= Customer base =

The customer base is a group of customers who repeatedly purchase the goods or services of a business. These customers are a main source of revenue for a company. The customer base may be considered a business's target market, where customer behaviors are well understood through market research or past experience. Relying on a customer base can make growth and innovation difficult.

Companies with a customer base consisting mainly of large companies may increase their customer base by pursuing small and mid-size companies.

== Legal issues ==
From a legal point of view, the customer base is an accessible collection of confidential data on entities buying goods or using services of a particular entrepreneur, actually or contractually related to that entrepreneur (customers), of measurable economic value, enabling the conclusion or execution of contracts with those customers. Customer base within this meaning generally satisfies the conditions for recognizing it as a type of non-technical know-how. Customer base may be traded, in particular, it may be sold, it is possible to authorize someone to use it. Customer base may be also contributed to the company as an in-kind contribution.

== Building the Base ==

All businesses begin with no customers. These start-ups begin with an abstract idea that slowly evolves into something someone will buy. As these products evolve from abstract ideas into primitive objects that are then further refined, the business that created the product begins to gain customers. The satisfied customers become the repeat buyers and core customer of the company. This is the process that creates the customer base. Most often, successful start-ups begin with low-end or down-market customers with low income and low costs. As the products or services that are being bought are polished and remade, a company gains higher-end customers who gain interest in the product as it reaches higher levels of functionality, use, or value. As the shift to these higher priority customers continue, they begin to be a larger source of income for the company, and slowly become the main base whom the business lends the most importance. This process, of moving from low-end customers to more expensive and more profitable customers, is known as upstreaming, and is an integral part of the theory of disruptive innovation.
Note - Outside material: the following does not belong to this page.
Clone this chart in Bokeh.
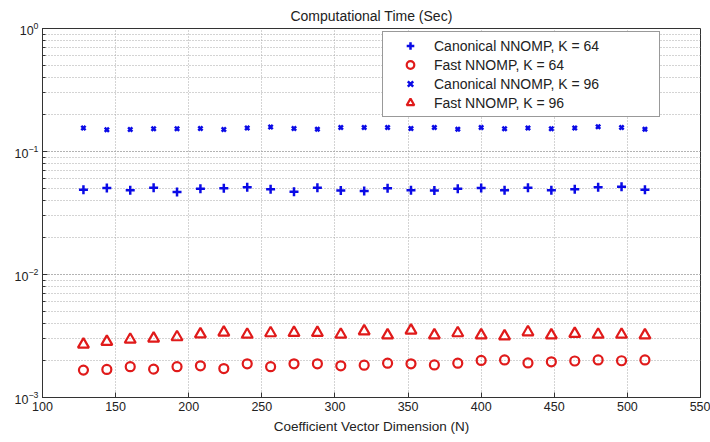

Businesses work very competitively to keep their core market intact. The sellers will research their buyers to increase customer awareness. Keeping products customer oriented has become so huge a priority, in fact, that it has become a large focus of business schools to teach all types of business administrators, from manager to marketer, to keeping the customer in mind for the improvement and creation of sellable products. It is very rare for an established company to lose its core customers to incumbents, and it has been stated that when an established company loses their consumer base via sudden and straightforward methods, it was not an ingenious move of the incumbent that allowed this to happen, but rather a result of the established company “dropping the ball.”

== The Customer-Base Customer ==

As companies grow their customer base, and gain experience satisfying them, their customers grow accustomed to that business accomplishing a certain task for them. The company or product’s brand name may even correlate with the task the customer uses it for. Xerox, Kleenex, and Band-Aid are some extreme cases of brand-names being used as the generic name of the product itself. In fact, as long as customers are continually satisfied with their purchases, the act of going to that company’s brand to accomplish a specific task becomes habitual.

Repeat buyers and users are also useful for further reasons, as they are the source of “word of mouth” advertising. Studies have shown that customer satisfaction with a brand leads to more purchases, from both the same and new customers. A satisfied customer expresses their enjoyment in the product, or even shows a friend the product and has them try it out, and a dissatisfied customer may speak against a product or not mention it at all. Of course, the core consumer is the main spreader of the company’s brand name, and the more they use and like what they consume, the more those that surround them will gain interest and then potentially become customers themselves.

== Shifting of Customer Priority ==

Content consumers eventually become fully saturated, and no longer desire the product to be upgraded as it had been before. This customer begins to lose interest and stops becoming a regular buyer for the business. As a company tends to drift upmarket, many lower-end customers do not keep up. These customers then tend to turn to other companies for alternative products or services that have features they value over the original company's usual upgrades. The original company also allows these customers to leave, as they have shifted priority to higher-end customers.

As old core customers lose priority, the company that sold to them does not fight very hard to keep them. Fighting for the old customers could risk losing the new, more profitable people. This allows new start-up businesses to start moving upstream by interesting and attaining these customers for themselves, as the start-up goes through the same cycles that the established company went through. By chasing after higher-end customers and letting less profitable customers lose priority and be taken away from rising incumbents, a business manages to shift its base to entirely new sets of people.